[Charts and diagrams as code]
::::

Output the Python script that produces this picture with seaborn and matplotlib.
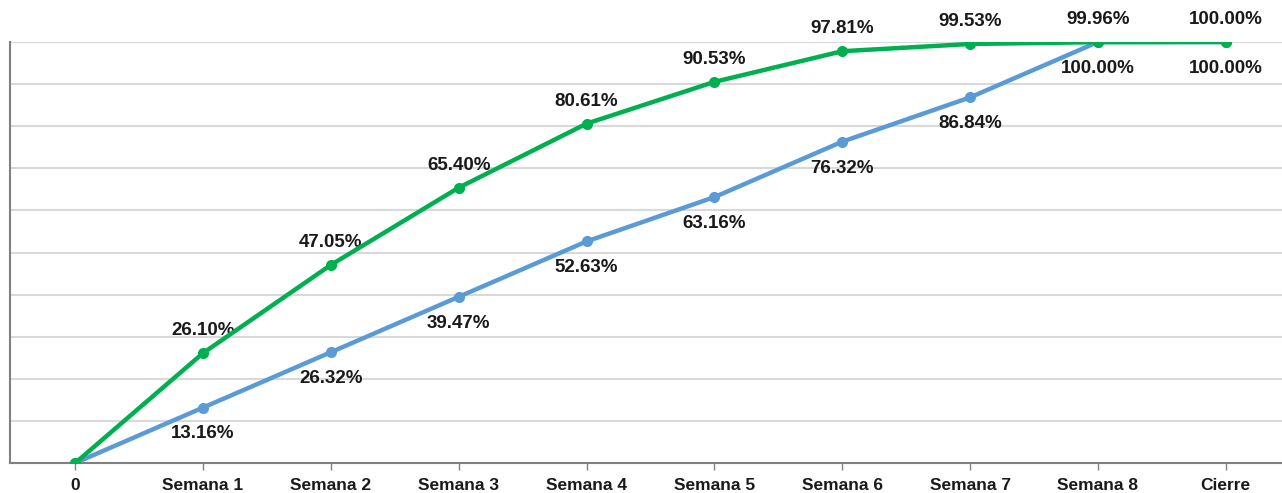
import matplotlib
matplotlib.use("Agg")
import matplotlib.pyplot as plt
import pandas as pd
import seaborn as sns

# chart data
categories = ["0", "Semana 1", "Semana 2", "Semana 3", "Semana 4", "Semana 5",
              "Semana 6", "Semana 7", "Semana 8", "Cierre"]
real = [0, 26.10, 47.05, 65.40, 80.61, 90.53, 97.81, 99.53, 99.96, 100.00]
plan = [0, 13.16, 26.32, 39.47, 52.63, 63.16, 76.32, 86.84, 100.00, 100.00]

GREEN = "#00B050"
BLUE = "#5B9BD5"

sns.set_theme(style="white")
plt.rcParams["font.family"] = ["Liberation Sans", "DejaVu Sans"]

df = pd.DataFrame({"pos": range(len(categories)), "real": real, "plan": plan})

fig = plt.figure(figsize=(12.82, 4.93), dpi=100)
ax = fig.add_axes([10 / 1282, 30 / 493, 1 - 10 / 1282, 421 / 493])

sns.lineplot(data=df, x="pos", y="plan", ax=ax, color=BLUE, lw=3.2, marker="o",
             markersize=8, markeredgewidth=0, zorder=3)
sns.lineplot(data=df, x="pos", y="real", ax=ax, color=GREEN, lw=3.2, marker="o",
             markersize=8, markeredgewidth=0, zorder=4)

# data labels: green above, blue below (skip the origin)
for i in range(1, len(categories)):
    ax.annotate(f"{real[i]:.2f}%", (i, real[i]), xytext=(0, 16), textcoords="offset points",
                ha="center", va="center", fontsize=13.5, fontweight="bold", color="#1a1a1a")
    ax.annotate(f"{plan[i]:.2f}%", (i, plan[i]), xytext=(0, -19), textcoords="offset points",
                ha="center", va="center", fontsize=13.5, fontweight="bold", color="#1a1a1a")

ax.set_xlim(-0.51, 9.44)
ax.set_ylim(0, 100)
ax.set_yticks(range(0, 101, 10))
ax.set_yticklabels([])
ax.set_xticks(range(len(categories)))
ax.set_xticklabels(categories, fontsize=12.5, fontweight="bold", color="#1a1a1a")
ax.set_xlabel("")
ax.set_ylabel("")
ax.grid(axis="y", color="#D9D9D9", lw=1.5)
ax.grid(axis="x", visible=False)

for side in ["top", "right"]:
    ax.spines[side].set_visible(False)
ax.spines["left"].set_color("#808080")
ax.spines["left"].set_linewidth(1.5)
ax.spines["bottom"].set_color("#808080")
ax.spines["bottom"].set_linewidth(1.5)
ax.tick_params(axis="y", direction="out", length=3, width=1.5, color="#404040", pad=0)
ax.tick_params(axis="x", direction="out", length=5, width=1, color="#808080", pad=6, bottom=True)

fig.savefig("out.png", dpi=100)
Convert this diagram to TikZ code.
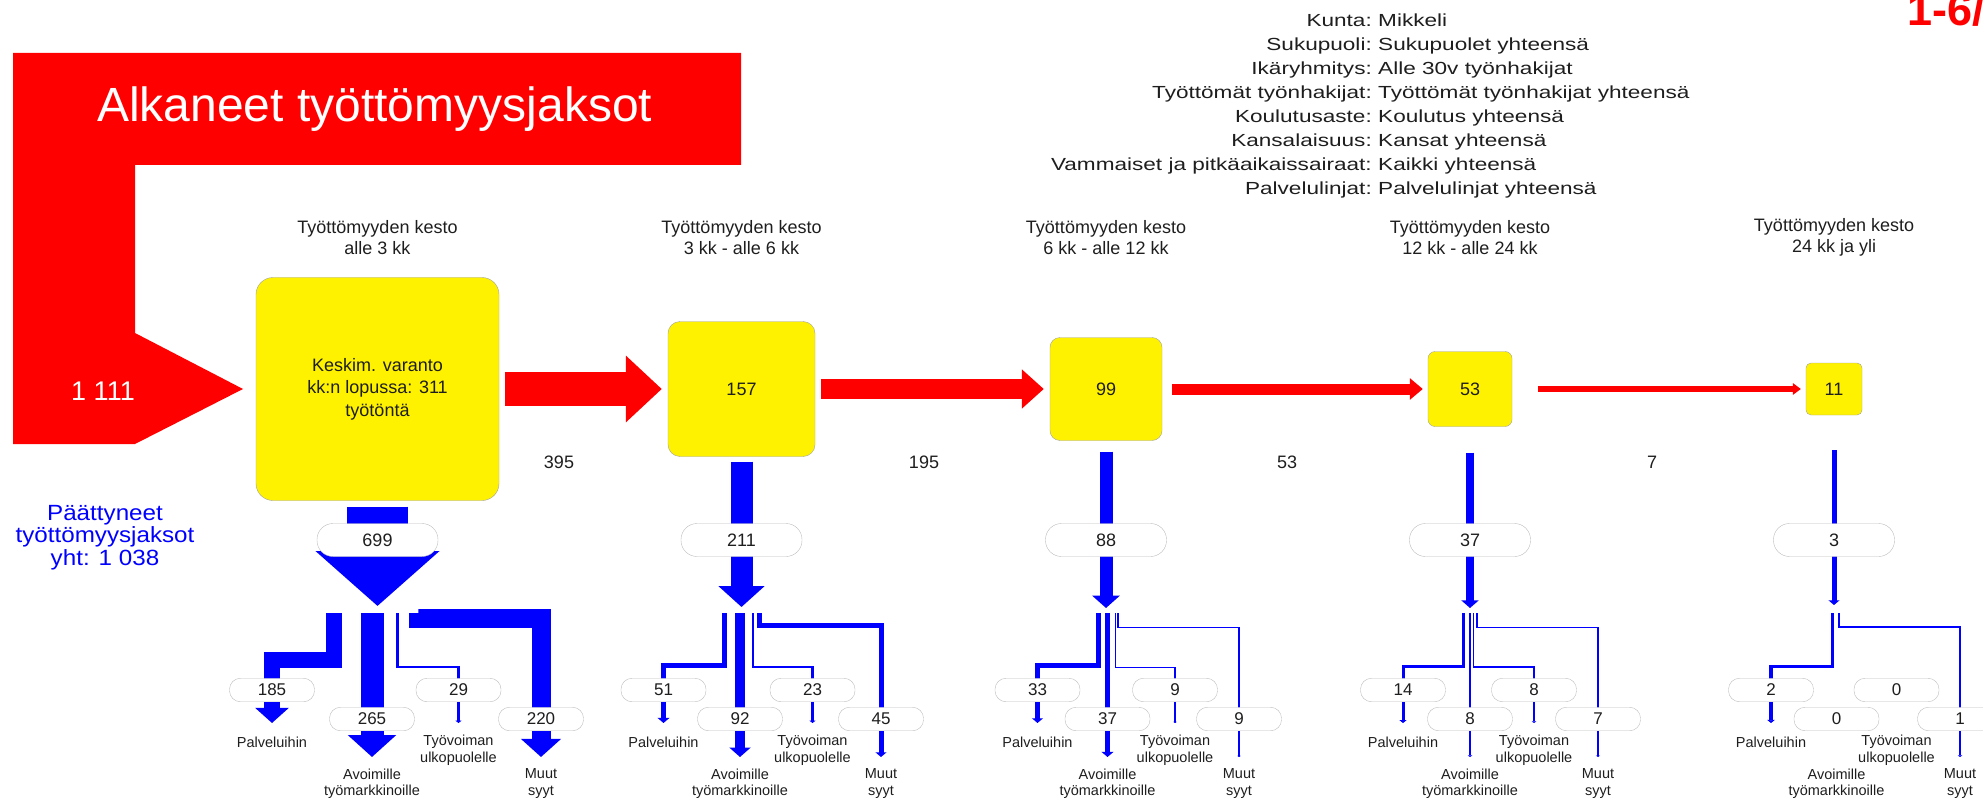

::::

● Your objective
Each record above should come back exactly the same, only without its pictures.

● Exercise response
Output the Python script that produces this picture with seaborn and matplotlib.
import matplotlib
matplotlib.use("Agg")
import matplotlib.pyplot as plt
import pandas as pd
import seaborn as sns

# chart data
categories = ["0", "Semana 1", "Semana 2", "Semana 3", "Semana 4", "Semana 5",
              "Semana 6", "Semana 7", "Semana 8", "Cierre"]
real = [0, 26.10, 47.05, 65.40, 80.61, 90.53, 97.81, 99.53, 99.96, 100.00]
plan = [0, 13.16, 26.32, 39.47, 52.63, 63.16, 76.32, 86.84, 100.00, 100.00]

GREEN = "#00B050"
BLUE = "#5B9BD5"

sns.set_theme(style="white")
plt.rcParams["font.family"] = ["Liberation Sans", "DejaVu Sans"]

df = pd.DataFrame({"pos": range(len(categories)), "real": real, "plan": plan})

fig = plt.figure(figsize=(12.82, 4.93), dpi=100)
ax = fig.add_axes([10 / 1282, 30 / 493, 1 - 10 / 1282, 421 / 493])

sns.lineplot(data=df, x="pos", y="plan", ax=ax, color=BLUE, lw=3.2, marker="o",
             markersize=8, markeredgewidth=0, zorder=3)
sns.lineplot(data=df, x="pos", y="real", ax=ax, color=GREEN, lw=3.2, marker="o",
             markersize=8, markeredgewidth=0, zorder=4)

# data labels: green above, blue below (skip the origin)
for i in range(1, len(categories)):
    ax.annotate(f"{real[i]:.2f}%", (i, real[i]), xytext=(0, 16), textcoords="offset points",
                ha="center", va="center", fontsize=13.5, fontweight="bold", color="#1a1a1a")
    ax.annotate(f"{plan[i]:.2f}%", (i, plan[i]), xytext=(0, -19), textcoords="offset points",
                ha="center", va="center", fontsize=13.5, fontweight="bold", color="#1a1a1a")

ax.set_xlim(-0.51, 9.44)
ax.set_ylim(0, 100)
ax.set_yticks(range(0, 101, 10))
ax.set_yticklabels([])
ax.set_xticks(range(len(categories)))
ax.set_xticklabels(categories, fontsize=12.5, fontweight="bold", color="#1a1a1a")
ax.set_xlabel("")
ax.set_ylabel("")
ax.grid(axis="y", color="#D9D9D9", lw=1.5)
ax.grid(axis="x", visible=False)

for side in ["top", "right"]:
    ax.spines[side].set_visible(False)
ax.spines["left"].set_color("#808080")
ax.spines["left"].set_linewidth(1.5)
ax.spines["bottom"].set_color("#808080")
ax.spines["bottom"].set_linewidth(1.5)
ax.tick_params(axis="y", direction="out", length=3, width=1.5, color="#404040", pad=0)
ax.tick_params(axis="x", direction="out", length=5, width=1, color="#808080", pad=6, bottom=True)

fig.savefig("out.png", dpi=100)
Convert this diagram to TikZ code.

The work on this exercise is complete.